Yes, that’s the exact situation the testcase in the OP is designed to break - it makes yours TLE (it’s been running for over 10 minutes so far)

Edit:

Here’s a direct link to the generated testcase for people who don’t want to run the python testcase generator.
Edit2:

Re: the secondary point about unfairness for Python users - take a look at the variance in these (apparently quite recent) benchmarks:

In the “pidigits” benchmark, the performance gap is quite narrow - python3 is approx 2x slower than C++.

In the “reverse-complement” benchmark, the gap is much more pronounced - python is about 10x slower.

In the “fannkuch-redux” benchmark, the slowdown is approx 53x.

The “mandelbrot” benchmark? \huge 171\text{x}!!!

So there’s really no sensible way of making things fair using a fixed multiplier - python’s slowdown depends very heavily on the task being performed.

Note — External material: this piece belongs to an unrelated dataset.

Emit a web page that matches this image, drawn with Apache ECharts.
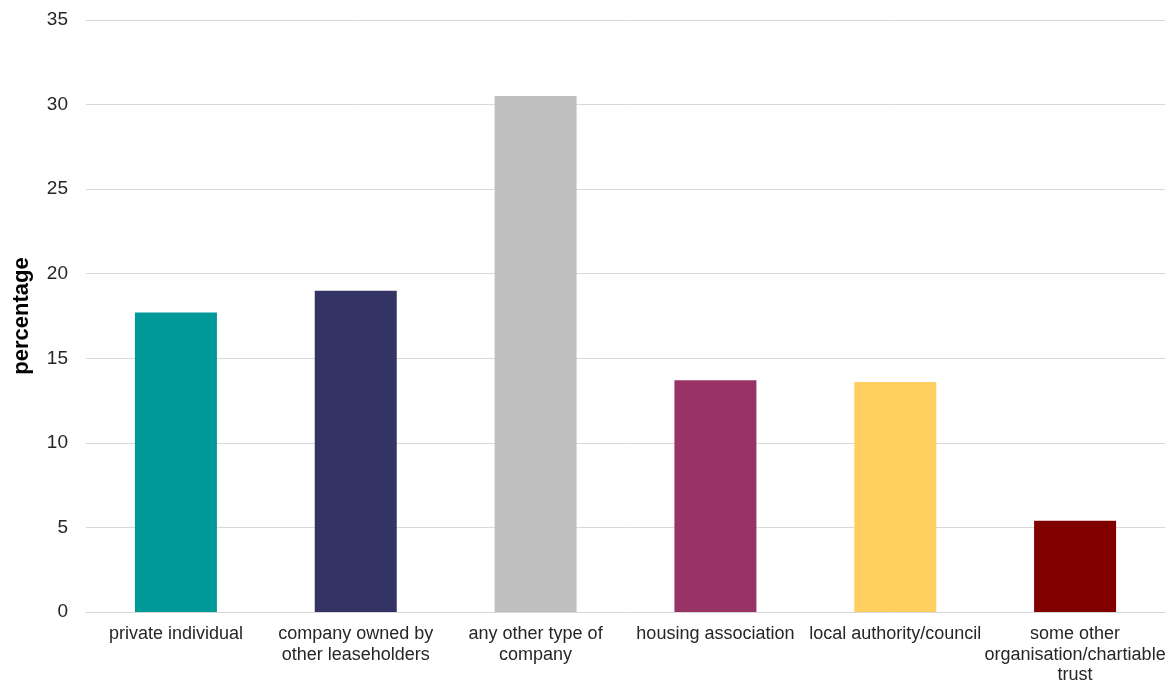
<!DOCTYPE html>
<html>
<head>
<meta charset="utf-8">
<script src="https://cdn.jsdelivr.net/npm/echarts@6/dist/echarts.min.js"></script>
<style>
  html, body { margin: 0; padding: 0; background: #ffffff; }
  #chart { width: 1172px; height: 687px; }
</style>
</head>
<body>
<div id="chart"></div>
<script>
// Freeholder / landlord types, share of leaseholders (%)
const categories = [
  'private individual',
  'company owned by\nother leaseholders',
  'any other type of\ncompany',
  'housing association',
  'local authority/council',
  'some other\norganisation/chartiable\ntrust'
];
const values = [17.7, 19.0, 30.5, 13.7, 13.6, 5.4];
const barColors = ['#009999', '#333366', '#bfbfbf', '#993366', '#ffd05f', '#800000'];
const yTicks = { min: 0, max: 35, interval: 5 };
const yTitle = 'percentage';

const FONT = 'Liberation Sans, Arial, sans-serif';

const chart = echarts.init(document.getElementById('chart'), null, { renderer: 'canvas' });
chart.setOption({
  animation: false,
  backgroundColor: '#ffffff',
  grid: { left: 86, right: 7, top: 20, bottom: 75, containLabel: false, outerBoundsMode: 'none' },
  xAxis: {
    type: 'category',
    data: categories,
    axisLine: { show: true, lineStyle: { color: '#d9d9d9', width: 1 } },
    axisTick: { show: false },
    axisLabel: {
      interval: 0,
      margin: 12,
      color: '#262626',
      fontFamily: FONT,
      fontSize: 18,
      lineHeight: 20.5,
      hideOverlap: false
    }
  },
  yAxis: {
    type: 'value',
    min: yTicks.min,
    max: yTicks.max,
    interval: yTicks.interval,
    name: yTitle,
    nameLocation: 'middle',
    nameGap: 53,
    nameRotate: 90,
    nameTextStyle: {
      color: '#000000',
      fontFamily: FONT,
      fontSize: 22,
      fontWeight: 'bold'
    },
    axisLine: { show: false },
    axisTick: { show: false },
    splitLine: { lineStyle: { color: '#d9d9d9', width: 1 } },
    axisLabel: {
      margin: 18,
      color: '#262626',
      fontFamily: FONT,
      fontSize: 19
    }
  },
  series: [{
    type: 'bar',
    data: values.map((v, i) => ({ value: v, itemStyle: { color: barColors[i] } })),
    barWidth: 82
  }]
});
</script>
</body>
</html>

devil_within · November 13, 2019, 7:46pm

Niceee!

bit_21 · November 13, 2019, 8:50pm

the problem SIMGAM was removed because it was previously used in a Codeforces contest, not because it was present on the internet. And I mean, if you are able to figure out that I need some approach which can give me smallest range from k lists in optimal time, and you understand the code on the geeks and implement the stuff, you are learning. That’s the motive behind the Long Challenge. But yeah, they could have chosen a more appropriate problem. Also CAMC was much difficult than SIMGAM (at least for me).

bit_21 · November 13, 2019, 8:53pm

that’s why I implement the approach I have in C++ too if I get TLE using Python (unless I know it’s a stupid brute force). Well PYPY is fast, use that.

anon2040365 · November 14, 2019, 12:05am

Wow buddy, I had thought too how in the world my code got passed. But seeing 0.0 seconds I thought during the contest maybe it is one of the solutions.